Foquemo-nos por isso em trabalhar todos para que as crenças, os enviesamentos, a desinformação, os nossos medos e angústias, a raiva perante certas injustiças ou a frustração das nossas expectativas e o sofrimento que possamos sentir não transformem factos como os que descrevi em mitos e em populismo oportunista. Devemos sentir vergonha e arrependimento quando acusamos sem qualquer fundamento pessoas como nós, com os mesmos direitos humanos, numa demonstração de ausência de empatia e compaixão. E se fosse connosco? E quando é connosco?

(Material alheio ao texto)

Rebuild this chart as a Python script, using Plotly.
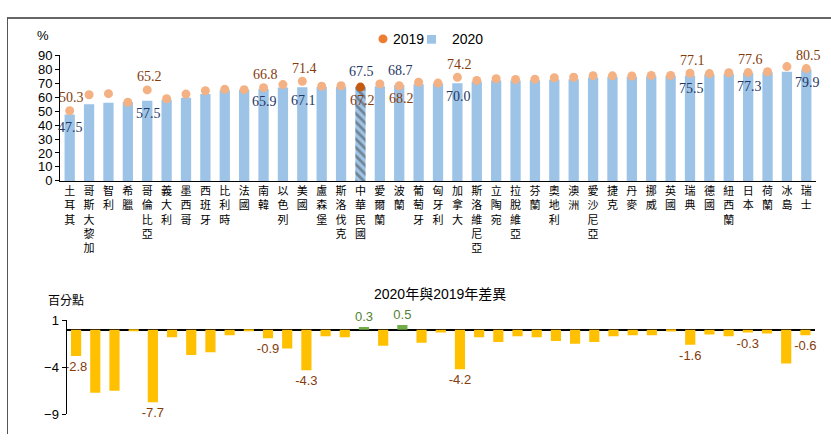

A nível individual, apoiemos o bem-estar psicológico destas pessoas e o seu desenvolvimento e capacitação de modo que estejam em melhores condições para a integração, com a consciência que são pessoas, que muitas vezes chegam depois de jornadas de grande sofrimento. É necessário que sejam apoiadas na sua integração, com aprendizagem da nossa língua, ajuda à compreensão da nossa cultura e entrada no mercado de trabalho.

A nível social, combatamos os estereótipos e preconceitos que influenciam a percepção pública e as políticas públicas de migração e informemos de forma efectiva a população, ajudando à compreensão de realidades culturais distintas e a como ajudar a integração. Para isto, certos agentes públicos são críticos, da saúde à segurança e à educação e por isso devem ser formados para a diversidade cultural.

A nível estrutural, é necessário remover rapidamente os obstáculos administrativos à integração, facilitando o acesso aos cumprimentos das formalidades que permitam celeridade nos processos de legalização e renovação de autorizações, bem como em aceder a ofertas e contratos de trabalho, ainda antes de viajarem para Portugal.

Gostaria que reflectíssemos sobre isto e que nos questionássemos: como será que por omissão, ignorância ou acção podemos estar, consciente ou inconscientemente, a contribuir para maltratar pessoas como nós e, por vezes, bem mais vulneráveis?

O autor escreve de acordo com a antiga ortografia.